Congress Should Create a Uniform Standard for Invoking Disqualification Clause of 14th Amendment to Bar Insurrectionists from Public Office

The New York City Bar Association is urging Congress to enact enforcement legislation for Section 3 of the Fourteenth Amendment to the United States Constitution, also known as the Disqualification Clause, to ensure that any officeholder who violates an oath to uphold the Constitution by engaging in an insurrection be barred from again seeking public office.

In a report released today, the City Bar proposes a framework for federal enforcement legislation and urges the House January 6 Select Committee to include such a recommendation for Section 3 enforcement legislation in its forthcoming report, noting that “public officials who participated in the attack on the Capitol and in efforts to disrupt the count of the Electoral College vote have declared their candidacy for election to federal or state office.”

Although the framers of Section 3 intended for it to apply in circumstances of “insurrection or rebellion” beyond the actions of former Confederates during the Civil War, “the subsequent judicial interpretation of Section 3 offers no certainty as to whether it is enforceable without additional legislation and as to whom,” the City Bar writes. After recounting the origin and scant historical application of Section 3, and surveying recent Section 3 challenges in various states and on the federal level (which present a wide variety of legal arguments, venues and outcomes), the City Bar analyzes two proposals introduced by legislators for enforcement of the section, and offers recommendations and a framework for a proposal of its own.

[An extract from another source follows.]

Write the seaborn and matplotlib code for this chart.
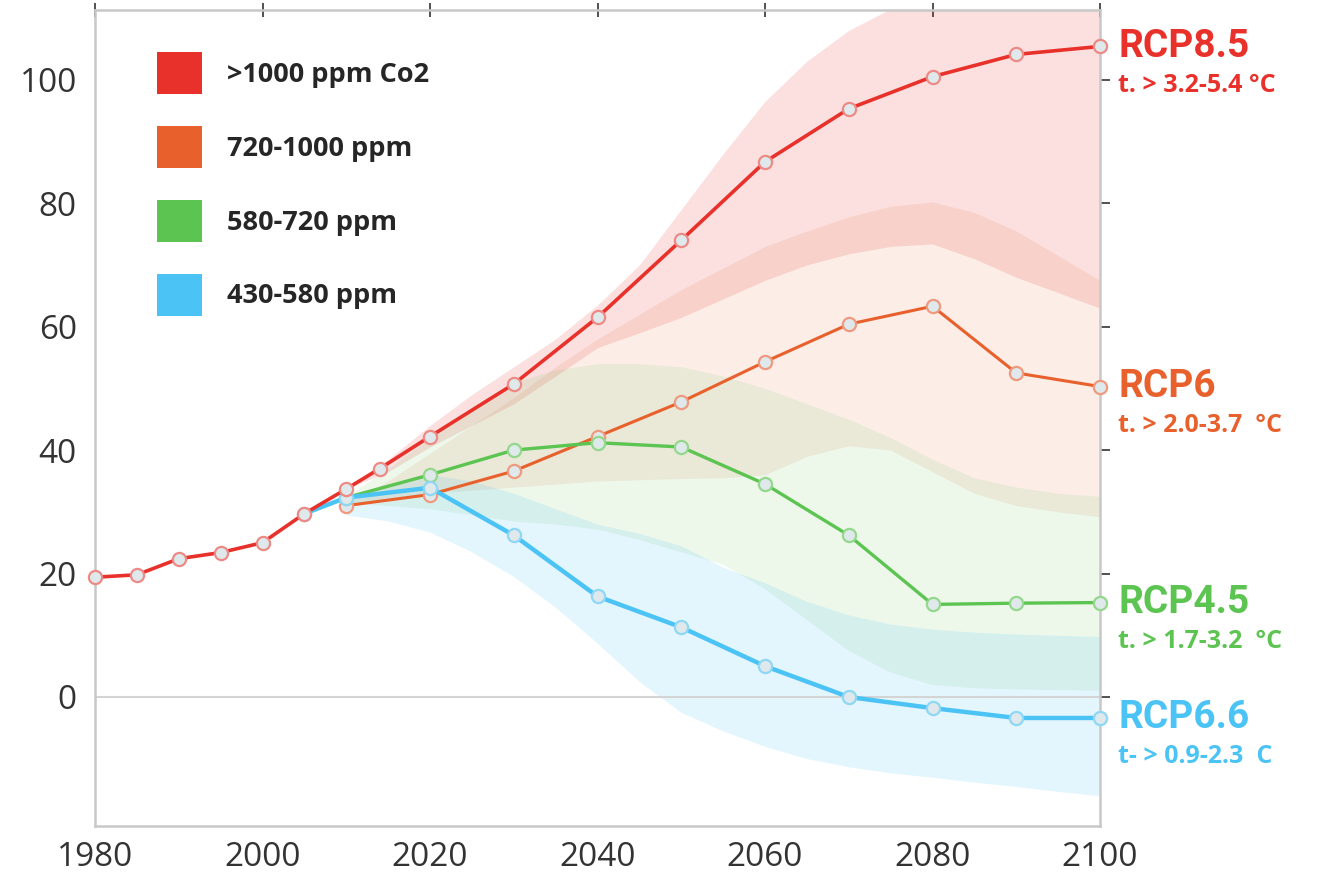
import numpy as np
import pandas as pd
import matplotlib
matplotlib.use("Agg")
import matplotlib.pyplot as plt
from matplotlib.patches import Patch
import matplotlib.transforms as mtransforms
import seaborn as sns

# ---------------- data ----------------
hist_years = [1980, 1985, 1990, 1995, 2000, 2005, 2010]
hist_vals = [19.4, 19.8, 22.4, 23.4, 25.0, 29.7, 33.7]

rcp85_years = [2010, 2014, 2020, 2030, 2040, 2050, 2060, 2070, 2080, 2090, 2100]
rcp85_vals = [33.7, 37.0, 42.2, 50.7, 61.5, 74.0, 86.7, 95.3, 100.5, 104.1, 105.4]

rcp6_years = [2010, 2020, 2030, 2040, 2050, 2060, 2070, 2080, 2090, 2100]
rcp6_vals = [31.0, 32.8, 36.6, 42.2, 47.8, 54.3, 60.4, 63.3, 52.5, 50.3]

rcp45_years = [2010, 2020, 2030, 2040, 2050, 2060, 2070, 2080, 2090, 2100]
rcp45_vals = [32.3, 36.0, 40.0, 41.2, 40.5, 34.5, 26.2, 15.0, 15.2, 15.3]

rcp26_years = [2005, 2010, 2020, 2030, 2040, 2050, 2060, 2070, 2080, 2090, 2100]
rcp26_vals = [29.7, 32.3, 33.9, 26.2, 16.3, 11.3, 5.0, 0.0, -1.8, -3.4, -3.4]

band_years = [2010, 2015, 2020, 2025, 2030, 2035, 2040, 2045, 2050, 2055, 2060,
              2065, 2070, 2075, 2080, 2085, 2090, 2095, 2100]
red_lo = [33.7, 36.5, 40.5, 44.0, 47.5, 52.0, 56.6, 59.0, 61.5, 64.5, 67.5,
          70.0, 71.8, 73.0, 73.4, 71.0, 68.0, 65.5, 63.0]
red_hi = [34.0, 38.5, 44.0, 49.0, 53.5, 58.0, 63.5, 70.0, 79.0, 88.0, 96.5,
          103.0, 108.0, 111.5, 114.5, 117.0, 118.5, 119.5, 120.0]
orange_lo = [30.8, 32.0, 33.0, 33.5, 34.0, 34.5, 35.0, 35.2, 35.4, 35.5, 36.0,
             39.0, 40.7, 40.0, 36.5, 33.0, 31.0, 30.0, 29.2]
orange_hi = [31.5, 35.0, 39.5, 44.0, 48.5, 53.5, 58.0, 62.0, 66.0, 69.5, 73.0,
             75.5, 77.8, 79.5, 80.2, 78.5, 75.5, 71.5, 67.5]
green_lo = [31.5, 31.0, 30.5, 29.5, 28.5, 28.0, 27.2, 25.5, 23.5, 21.5, 17.5,
            12.5, 7.5, 4.0, 2.0, 1.5, 1.3, 1.2, 1.1]
green_hi = [32.5, 37.0, 42.0, 47.0, 51.0, 53.0, 54.0, 54.0, 53.5, 52.0, 50.0,
            47.5, 45.0, 42.0, 38.5, 35.5, 34.0, 33.0, 32.5]
blue_lo = [29.5, 28.5, 26.7, 23.5, 19.5, 14.5, 8.7, 2.5, -2.5, -5.5, -8.0,
           -10.0, -11.3, -12.3, -13.0, -13.8, -14.5, -15.3, -16.0]
blue_hi = [32.5, 34.5, 36.0, 35.0, 33.0, 30.5, 28.0, 26.5, 24.5, 21.0, 18.5,
           15.5, 13.3, 11.8, 11.0, 10.5, 10.2, 10.0, 9.8]

legend_labels = [">1000 ppm Co2", "720-1000 ppm", "580-720 ppm", "430-580 ppm"]
scenario_names = ["RCP8.5", "RCP6", "RCP4.5", "RCP6.6"]
scenario_temps = ["t. > 3.2-5.4 °C", "t. > 2.0-3.7  °C", "t. > 1.7-3.2  °C", "t- > 0.9-2.3  C"]

x_ticks = [1980, 2000, 2020, 2040, 2060, 2080, 2100]
y_ticks = [0, 20, 40, 60, 80, 100]

# ---------------- style ----------------
RED = "#E8312A"
ORANGE = "#E8602C"
GREEN = "#5CC451"
BLUE = "#4CC3F5"
FACE = "#dfe8ea"

sns.set_style("white")
plt.rcParams["font.family"] = ["Open Sans", "DejaVu Sans"]

fig = plt.figure(figsize=(13.17, 8.88), dpi=100)
ax = fig.add_axes([95 / 1317, 62 / 888, 1005 / 1317, 816 / 888])

# bands
bands = [(red_lo, red_hi, RED, 0.15), (orange_lo, orange_hi, ORANGE, 0.11),
         (green_lo, green_hi, GREEN, 0.11), (blue_lo, blue_hi, BLUE, 0.15)]
for lo, hi, col, a in bands:
    ax.fill_between(band_years, lo, hi, color=col, alpha=a, linewidth=0, zorder=1)

ax.axhline(0, color="#d4d4d4", lw=1.5, zorder=1.5)

def series(years, vals, col, edge, lw, z):
    df = pd.DataFrame({"year": years, "value": vals})
    sns.lineplot(data=df, x="year", y="value", ax=ax, color=col, lw=lw,
                 marker="o", markersize=9.5, markerfacecolor=FACE,
                 markeredgecolor=edge, markeredgewidth=1.6, zorder=z,
                 clip_on=False, estimator=None, sort=False)

series(rcp6_years, rcp6_vals, ORANGE, "#ef9a80", 2.2, 3)
series(rcp45_years, rcp45_vals, GREEN, "#94d88d", 2.4, 4)
series(rcp26_years, rcp26_vals, BLUE, "#8ed7f5", 3.2, 5)
series(hist_years + rcp85_years[1:], hist_vals + rcp85_vals[1:], RED, "#ee8a85", 2.6, 6)

ax.set_xlim(1980, 2100)
ax.set_ylim(-20.9, 111.3)
ax.set_xticks(x_ticks)
ax.set_yticks(y_ticks)
ax.set_xlabel("")
ax.set_ylabel("")
ax.tick_params(axis="x", labelsize=24, colors="#333333", direction="inout",
               length=10, width=1.2, top=True, pad=6)
ax.tick_params(axis="y", labelsize=24, colors="#333333", direction="out",
               length=7, width=1.2, right=True, pad=6)
for sp in ax.spines.values():
    sp.set_visible(True)
    sp.set_color("#c8c8c8")
    sp.set_linewidth(1.8)

# legend
handles = [Patch(facecolor=c, edgecolor="none") for c in [RED, ORANGE, GREEN, BLUE]]
leg = ax.legend(handles, legend_labels, loc="upper left",
                bbox_to_anchor=(0.062, 0.948), frameon=False,
                prop={"weight": "bold", "size": 19.5},
                handlelength=1.66, handleheight=2.0, labelspacing=1.18,
                handletextpad=0.92, borderpad=0, borderaxespad=0)

# right-side labels
trans = mtransforms.blended_transform_factory(ax.transAxes, ax.transData)
ends = [rcp85_vals[-1], rcp6_vals[-1], rcp45_vals[-1], rcp26_vals[-1]]
for name, temp, yv, col in zip(scenario_names, scenario_temps, ends,
                               [RED, ORANGE, GREEN, BLUE]):
    ax.annotate(name, xy=(1.018, yv), xycoords=trans, xytext=(0, 0),
                textcoords="offset points", ha="left", va="center",
                fontsize=28, fontweight="bold", color=col,
                family=["Roboto", "DejaVu Sans"], annotation_clip=False)
    ax.annotate(temp, xy=(1.018, yv), xycoords=trans, xytext=(0, -28),
                textcoords="offset points", ha="left", va="center",
                fontsize=18, fontweight="bold", color=col,
                family=["Open Sans", "DejaVu Sans"], annotation_clip=False)

fig.savefig("out.png", dpi=100)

As to venue, the City Bar recommends that disqualification determination for all federal and state officers be made in federal courts: “Placing the Attorney General in charge of initiating the judicial proceedings before a District Court in which all related cases in the Circuit would be consolidated, and adding the requirement of an expedited appellate review by the Court of Appeals (and regular certiorari procedures) would prevent unnecessary delays impacting election schedules, while discouraging frivolous Section 3 challenges.”

The City Bar further recommends that proceedings be civil in nature, which would not foreclose criminal prosecution for the same conduct, but would not require it. Because the process would be civil, rather than criminal, “the potential penalty of disqualification would not interfere with the Justice Department’s role in establishing guilt beyond a reasonable doubt in any criminal prosecutions relating to the same conduct,” the City Bar writes. “Thus, the imposition of disqualification from office would neither constitute a double jeopardy bar to criminal prosecution for the same conduct nor constitute an impermissible bill of attainder, because it would constitute a civil forfeiture rather than a punishment.”

While advocating that the proceedings be civil in nature, the City Bar recommends a higher standard of proof than is typical in civil cases, “that being proof at least by clear and convincing evidence. Where the complaining witness is a competing candidate or is affiliated with one, it might be advisable to require proof beyond a reasonable doubt. Additionally, we strongly recommend incorporation of some further due process considerations, such as affording pretrial discovery, mandating the disclosure prior to trial by the government of exculpatory evidence, as required by Brady v. Maryland in criminal cases, and extending the constitutional privilege against self-incrimination to these proceedings.”

“In sum,” the City Bar writes, “because a federal civil enforcement statute, whether or not legally necessary to continued application of Section 3, would eliminate ambiguity and confusion surrounding Section 3, would preclude jurisdictional conflicts as to a candidate for office in multiple jurisdictions, and would assure a reasoned, evidence-based, due process approach to candidate disqualification, the New York City Bar Association urges Congress, pursuant to its powers under section 5 of the Fourteenth Amendment, to pass legislation enforcing the terms of Section 3 at its earliest opportunity. We also urge the House of Representatives’ Select Committee to Investigate the January 6 Attack on the Capitol to include in its forthcoming report a recommendation that Congress take such action.”